On January 17, 2025, the Economic Coordination Committee (ECC) had initially approved a Power Division plan designed to shift financial adjustments to winter months when electricity consumption and bills are generally lower. The intent was to ease the burden on consumers during the summer when energy usage surges.

Although the Finance Ministry had no objections to the proposal-considering that it had no direct financial or subsidy implications-it suggested that the Power Division consult international development partners, including the IMF, World Bank, and Asian Development Bank (ADB), before moving forward. The Power Division explained in its summary that the National Electric Power Regulatory Authority (NEPRA) is responsible for determining consumer-end tariffs for distribution companies (Discos) and K-Electric. The federal government most recently notified the uniform tariff through an official directive in July 2024. Under existing regulations, Discos must submit their tariff determination filings by January 31 each year. This submission initiates a review process involving internal assessments, public hearings, final tariff determinations, and government notifications. Historically, annual tariff revisions have been implemented in July, coinciding with high Fuel Charges Adjustments (FCAs).

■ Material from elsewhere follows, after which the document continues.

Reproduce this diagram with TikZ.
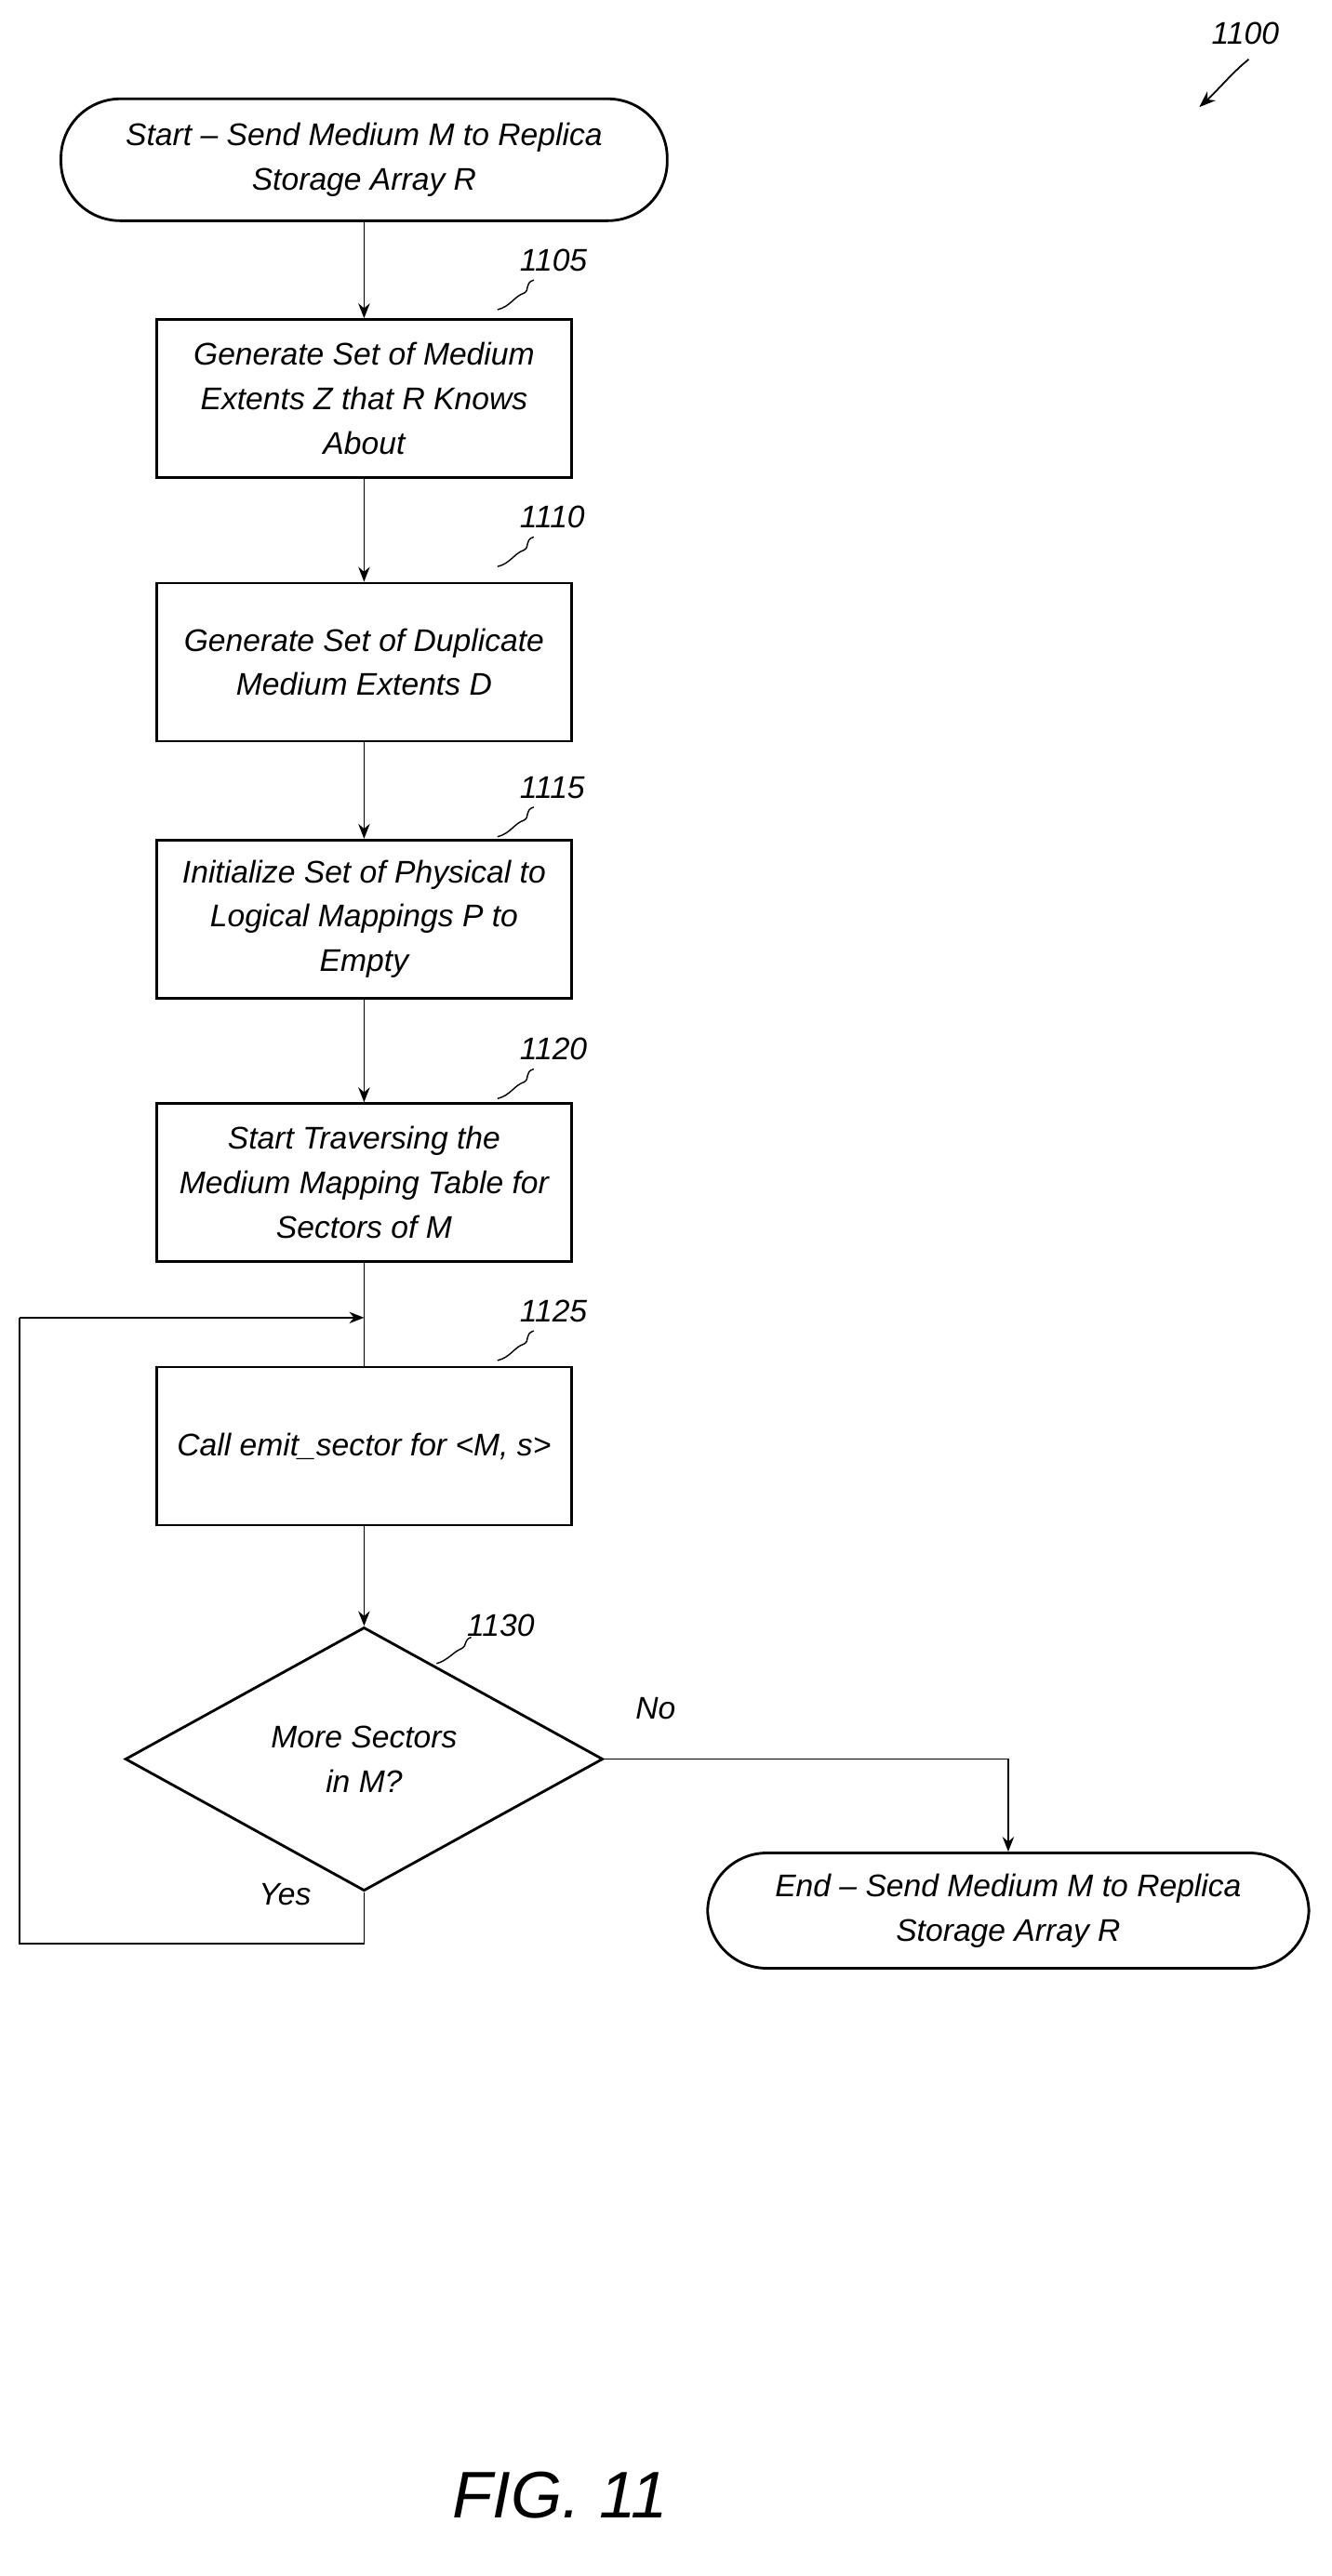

The Power Division acknowledged in its proposal that this simultaneous price increase-occurring in peak summer months when electricity usage is highest-leads to inflated consumer bills, widespread dissatisfaction, and nationwide protests. Officials believed shifting the annual rebasing to January would help maintain price stability and distribute the financial impact more evenly throughout the year. Despite the rationale presented by the Power Division, international lenders, particularly the IMF, did not support the initiative. They advised the government to focus on ongoing structural reforms and addressing existing inefficiencies in the power sector instead of introducing procedural changes. Following this response, the government decided to shelve the proposal, and no formal policy directives were issued to NEPRA.

As a result, the current tariff rebasing mechanism will remain in effect, with adjustments continuing to take place from July each year. The decision underscores the ongoing influence of international financial institutions on Pakistan's economic policies, particularly in the energy sector, which remains a key area of reform.